NEINVER, a leading European real estate company in development, investment and asset management, acquired the Zweibrucken Designer Outlet from Kenmore Property Group and Revcap, for a total consideration of 110 million. Following the acquisition, it will now be held in the investment portfolio of "Irus European Retail Property Fund", one of the main pan-European retail investment funds.
NEINVER joins German market with acquisition of country's largest retail outlet.
The Zweibrucken Designer Outlet was opened in 2001 and today, with its 23,585 m² of retail space and 1,750 parking spaces, is Germany's largest designer outlet center. Following the recently completed third phase, it has become a benchmark retail outlet, offering a total of 108 top brand-name shops including Versace, Tommy Hilfiger, Polo Ralph Lauren, Gant, Levis, Nike, Puma, Lacoste, Mango, Burberry, Diesel and CK Underwear.
Strategically located on the border of France, Germany and Luxemburg, the Zweibrücken Designer Outlet has a catchment area of over 15 million people.
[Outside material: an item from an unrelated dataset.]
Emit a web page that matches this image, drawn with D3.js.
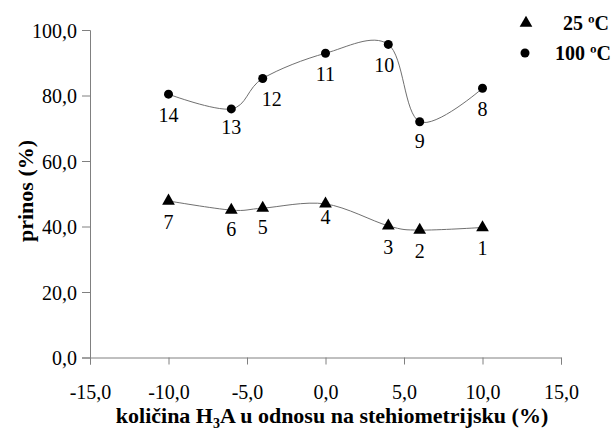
<!DOCTYPE html>
<html><head><meta charset="utf-8">
<script src="https://cdn.jsdelivr.net/npm/d3@7"></script>
<style>body{margin:0;background:#fff}svg{display:block}svg text{font-family:"Liberation Serif","Times New Roman",Times,"DejaVu Serif",serif}</style>
</head><body>
<script>
// Data
const xValues = [10, 6, 4, 0, -4, -6, -10];
const series25 = [39.7, 38.9, 40.2, 46.9, 45.6, 45.0, 47.8];
const labels25 = ["1", "2", "3", "4", "5", "6", "7"];
const series100 = [82.2, 72.0, 95.6, 92.9, 85.2, 75.9, 80.4];
const labels100 = ["8", "9", "10", "11", "12", "13", "14"];
const xTicks = [-15, -10, -5, 0, 5, 10, 15];
const yTicks = [0, 20, 40, 60, 80, 100];
const legendNames = ["25 ºC", "100 ºC"];

const W = 614, H = 432;
const svg = d3.select("body").append("svg").attr("width", W).attr("height", H);
const x = d3.scaleLinear().domain([-15, 15]).range([90, 561]);
const y = d3.scaleLinear().domain([0, 100]).range([357.5, 30]);
const fmt = d => d3.format(".1f")(d).replace(".", ",").replace("\u2212", "-");

// axes
const gx = svg.append("g").attr("transform", `translate(0,${y(0)})`)
  .call(d3.axisBottom(x).tickValues(xTicks).tickFormat(fmt).tickSizeOuter(0).tickSize(7).tickPadding(20));
const gy = svg.append("g").attr("transform", `translate(${x(-15)},0)`)
  .call(d3.axisLeft(y).tickValues(yTicks).tickFormat(fmt).tickSizeOuter(0).tickSize(8).tickPadding(5));
[gx, gy].forEach(g => {
  g.attr("font-family", null);
  g.select(".domain").attr("stroke", "#808080");
  g.selectAll(".tick line").attr("stroke", "#808080");
  g.selectAll(".tick text").attr("font-size", 20).attr("fill", "#000");
});
gy.selectAll(".tick text").attr("dy", "0.35em");

// titles
svg.append("text").attr("x", 332).attr("y", 423).attr("text-anchor", "middle")
  .attr("font-size", 22).attr("font-weight", "bold")
  .html('količina H<tspan font-size="14" dy="5">3</tspan><tspan dy="-5">A u odnosu na stehiometrijsku (%)</tspan>');
svg.append("text").attr("transform", "translate(33,191) rotate(-90)").attr("text-anchor", "middle")
  .attr("font-size", 22).attr("font-weight", "bold").text("prinos (%)");

const line = d3.line().x(d => x(d[0])).y(d => y(d[1])).curve(d3.curveCardinal.tension(0));
function sorted(vals) {
  return xValues.map((xv, i) => [xv, vals[i]]).sort((a, b) => a[0] - b[0]);
}
[series25, series100].forEach(s => {
  svg.append("path").attr("d", line(sorted(s))).attr("fill", "none")
    .attr("stroke", "#707070").attr("stroke-width", 1);
});

const tri = d3.symbol().type(d3.symbolTriangle).size(70);
svg.selectAll(".t").data(series25).enter().append("path")
  .attr("d", tri).attr("transform", (d, i) => `translate(${x(xValues[i])},${y(d)})`).attr("fill", "#000");
svg.selectAll(".c").data(series100).enter().append("circle")
  .attr("cx", (d, i) => x(xValues[i])).attr("cy", d => y(d)).attr("r", 4.5).attr("fill", "#000");

// point labels
const nudge = {"12": [9, 0], "10": [-4, 0], "4": [0, -8], "13": [0, -3], "9": [0, -2], "6": [0, -2], "5": [0, -2]};
function addLabels(vals, labs) {
  svg.selectAll(null).data(vals).enter().append("text")
    .attr("x", (d, i) => x(xValues[i]) + (nudge[labs[i]] ? nudge[labs[i]][0] : 0))
    .attr("y", (d, i) => y(d) + 28 + (nudge[labs[i]] ? nudge[labs[i]][1] : 0))
    .attr("text-anchor", "middle").attr("font-size", 20).text((d, i) => labs[i]);
}
addLabels(series25, labels25);
addLabels(series100, labels100);

// legend
const leg = svg.append("g");
leg.append("path").attr("d", tri).attr("transform", "translate(526,23)").attr("fill", "#000");
leg.append("circle").attr("cx", 525).attr("cy", 53).attr("r", 4.5).attr("fill", "#000");
leg.append("text").attr("x", 609).attr("y", 30).attr("text-anchor", "end").attr("font-size", 20)
  .attr("font-weight", "bold").text(legendNames[0]);
leg.append("text").attr("x", 611).attr("y", 60).attr("text-anchor", "end").attr("font-size", 20)
  .attr("font-weight", "bold").text(legendNames[1]);
</script>
</body></html>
As such it is considered a strong local tourist destination and even has its own tourist information office. Its strategic location and strong performance are compelling reasons for NEINVER to acquire the asset on behalf of the IRUS Fund.
Manuel Lagares, CEO/General Manager, comments: "This acquisition ends a year in which we have successfully added assets in Italy, Spain and Poland to the Fund, comprising a total of almost 95,000 m². Like the Castel Guelfo Outlet City in Italy, NEINVER was attracted to securing the Zweibrücken Designer Outlet owing to its strong retail performance, location and further investment opportunities on offer. Alongside the San Sebastian de los Reyes FACTORY, the Alegra Business and Leisure Park in Madrid and the Wroclaw FACTORY in Poland, it makes a welcome addition to the portfolio and fulfills NEINVER's commitment to its investors."
Rob Brook, Managing Director of Kenmore, adds: "Having strategically invested in, developed and managed two phases of this dynamic German retail scheme, we have optimized its investment and asset management potential and delivered a premier designer shopping destination to the market, thereby underlining Kenmore's core strengths and skill sets".
NEINVER, today the third leading outlet operator in Europe, has closed the deal on the acquisition of this fully operational center, for a value of 110 million. The company will be responsible of promoting the fourth phase of development, in addition to managing the entire complex - which will have a total surface area of 27,200 m² comprising up to 140 shops.
With this acquisition, NEINVER fulfills two of its objectives in aiming to become the European leader: entering into new markets and expanding its managed portfolio that currently stands at 195,000 m².
King Sturge acted on behalf of Kenmore Property Group and DTZ advised NEINVER.